A few pieces of different scintillators enclosed in quartz cuvettes. The photograph of the top row was obtained under fluorescent tube lighting, while the bottom row shows the same samples under UV 254 nm Hg illumination.

The Scintillation Engineering Laboratory (SEL) is focused on the discovery of new scintillators, the optimization of scintillators through suitable chemical addition or modification of their composition, as well as synthesis strategies. The fundamental physics phenomena underlying the scintillation process, including the role of defects, are a focus of SEL work as well. While most of the work considers primarily inorganic scintillators, recent expansion is focused also on organic and water-based scintillators as well as composites. 
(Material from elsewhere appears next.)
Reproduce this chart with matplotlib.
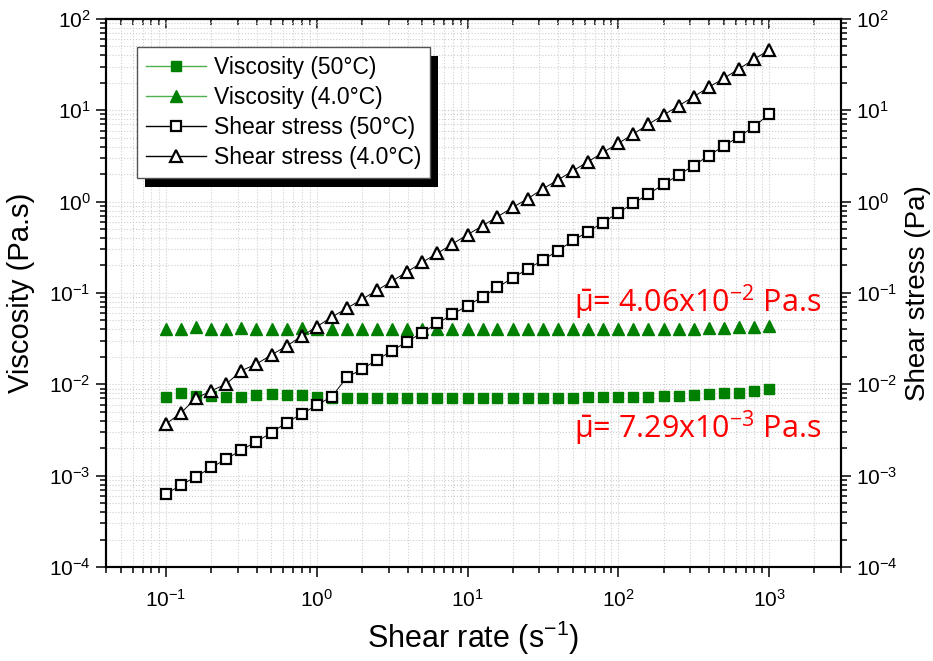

Pulsed X-ray decay of Tl2LaCl5:Ce single crystals as a function of the temperature.

The SEL is equipped with a wide range of instrumentation for the optical and the scintillation characterization of these materials (from photo- and radio-luminescence – both time and temperature resolved – to thermo-luminescence and scintillation pulse height analog and digital acquisition systems). Synthesis of powder and growth of single crystal is also done through the use of multiple furnaces and crystal growth furnaces (Bridgman-Stockbarger, Czochralski, micro-pulling down).

Current research thrusts include the development of new luminescent radiation detector materials, and the exploration of fundamental energy loss mechanisms to improve the fabrication and performance of scintillation detectors and enable ultrafast (e.g., sub-picosecond) timing.